Would you write out the listing verbatim and skip every picture in it?

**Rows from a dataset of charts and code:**
○ ○ ○ ○ ○

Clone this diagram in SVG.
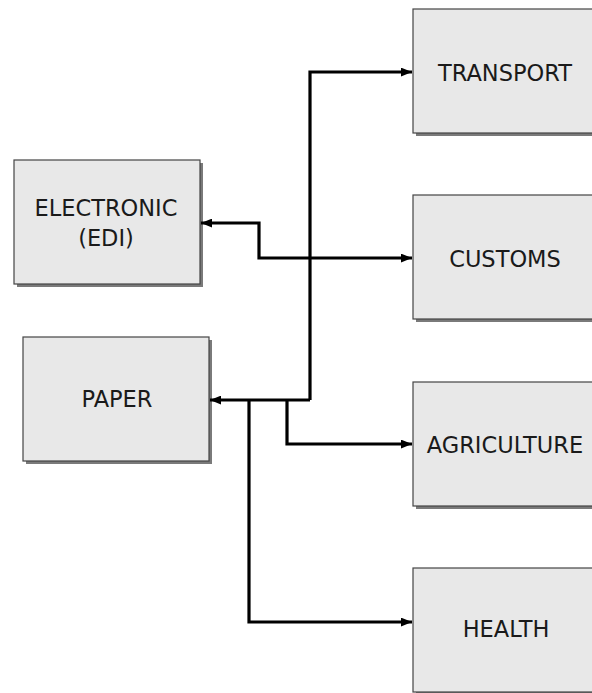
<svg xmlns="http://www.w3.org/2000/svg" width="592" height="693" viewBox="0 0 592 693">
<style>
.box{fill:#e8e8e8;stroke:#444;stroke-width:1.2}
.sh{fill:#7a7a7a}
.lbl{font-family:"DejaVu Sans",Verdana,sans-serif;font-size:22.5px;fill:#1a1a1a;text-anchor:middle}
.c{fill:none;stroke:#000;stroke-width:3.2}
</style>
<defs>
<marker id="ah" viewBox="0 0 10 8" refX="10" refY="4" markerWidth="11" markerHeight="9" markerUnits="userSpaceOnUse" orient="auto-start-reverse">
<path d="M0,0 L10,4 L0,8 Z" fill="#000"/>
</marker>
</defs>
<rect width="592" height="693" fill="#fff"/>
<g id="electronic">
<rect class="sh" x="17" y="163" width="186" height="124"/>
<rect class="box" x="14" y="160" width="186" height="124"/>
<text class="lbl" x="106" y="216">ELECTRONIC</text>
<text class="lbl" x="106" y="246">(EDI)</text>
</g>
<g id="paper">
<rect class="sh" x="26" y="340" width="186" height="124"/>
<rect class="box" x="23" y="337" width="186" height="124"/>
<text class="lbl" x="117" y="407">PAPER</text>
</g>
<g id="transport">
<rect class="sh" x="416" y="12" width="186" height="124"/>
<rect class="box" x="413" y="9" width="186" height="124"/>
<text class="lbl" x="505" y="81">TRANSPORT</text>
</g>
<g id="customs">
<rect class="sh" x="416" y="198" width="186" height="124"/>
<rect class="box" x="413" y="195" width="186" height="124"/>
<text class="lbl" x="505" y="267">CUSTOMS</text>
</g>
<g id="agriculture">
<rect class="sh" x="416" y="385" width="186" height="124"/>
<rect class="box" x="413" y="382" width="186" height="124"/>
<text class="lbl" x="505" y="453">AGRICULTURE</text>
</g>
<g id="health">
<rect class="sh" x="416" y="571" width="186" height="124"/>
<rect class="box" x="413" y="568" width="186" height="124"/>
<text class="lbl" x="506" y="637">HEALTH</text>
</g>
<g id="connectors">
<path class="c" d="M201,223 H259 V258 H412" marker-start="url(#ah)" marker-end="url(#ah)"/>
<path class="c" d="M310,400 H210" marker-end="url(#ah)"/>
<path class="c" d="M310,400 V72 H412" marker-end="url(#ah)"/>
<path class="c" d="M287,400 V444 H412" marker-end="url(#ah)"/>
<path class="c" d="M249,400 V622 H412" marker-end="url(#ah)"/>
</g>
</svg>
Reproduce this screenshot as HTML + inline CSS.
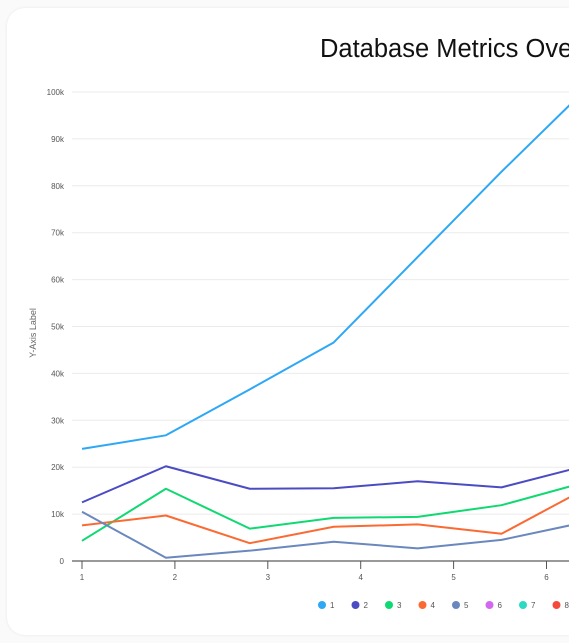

○ ○ ○ ○ ○

**Exercise answer:**
Clone this diagram in SVG.
<svg xmlns="http://www.w3.org/2000/svg" width="592" height="693" viewBox="0 0 592 693">
<style>
.box{fill:#e8e8e8;stroke:#444;stroke-width:1.2}
.sh{fill:#7a7a7a}
.lbl{font-family:"DejaVu Sans",Verdana,sans-serif;font-size:22.5px;fill:#1a1a1a;text-anchor:middle}
.c{fill:none;stroke:#000;stroke-width:3.2}
</style>
<defs>
<marker id="ah" viewBox="0 0 10 8" refX="10" refY="4" markerWidth="11" markerHeight="9" markerUnits="userSpaceOnUse" orient="auto-start-reverse">
<path d="M0,0 L10,4 L0,8 Z" fill="#000"/>
</marker>
</defs>
<rect width="592" height="693" fill="#fff"/>
<g id="electronic">
<rect class="sh" x="17" y="163" width="186" height="124"/>
<rect class="box" x="14" y="160" width="186" height="124"/>
<text class="lbl" x="106" y="216">ELECTRONIC</text>
<text class="lbl" x="106" y="246">(EDI)</text>
</g>
<g id="paper">
<rect class="sh" x="26" y="340" width="186" height="124"/>
<rect class="box" x="23" y="337" width="186" height="124"/>
<text class="lbl" x="117" y="407">PAPER</text>
</g>
<g id="transport">
<rect class="sh" x="416" y="12" width="186" height="124"/>
<rect class="box" x="413" y="9" width="186" height="124"/>
<text class="lbl" x="505" y="81">TRANSPORT</text>
</g>
<g id="customs">
<rect class="sh" x="416" y="198" width="186" height="124"/>
<rect class="box" x="413" y="195" width="186" height="124"/>
<text class="lbl" x="505" y="267">CUSTOMS</text>
</g>
<g id="agriculture">
<rect class="sh" x="416" y="385" width="186" height="124"/>
<rect class="box" x="413" y="382" width="186" height="124"/>
<text class="lbl" x="505" y="453">AGRICULTURE</text>
</g>
<g id="health">
<rect class="sh" x="416" y="571" width="186" height="124"/>
<rect class="box" x="413" y="568" width="186" height="124"/>
<text class="lbl" x="506" y="637">HEALTH</text>
</g>
<g id="connectors">
<path class="c" d="M201,223 H259 V258 H412" marker-start="url(#ah)" marker-end="url(#ah)"/>
<path class="c" d="M310,400 H210" marker-end="url(#ah)"/>
<path class="c" d="M310,400 V72 H412" marker-end="url(#ah)"/>
<path class="c" d="M287,400 V444 H412" marker-end="url(#ah)"/>
<path class="c" d="M249,400 V622 H412" marker-end="url(#ah)"/>
</g>
</svg>
Reproduce this screenshot as HTML + inline CSS.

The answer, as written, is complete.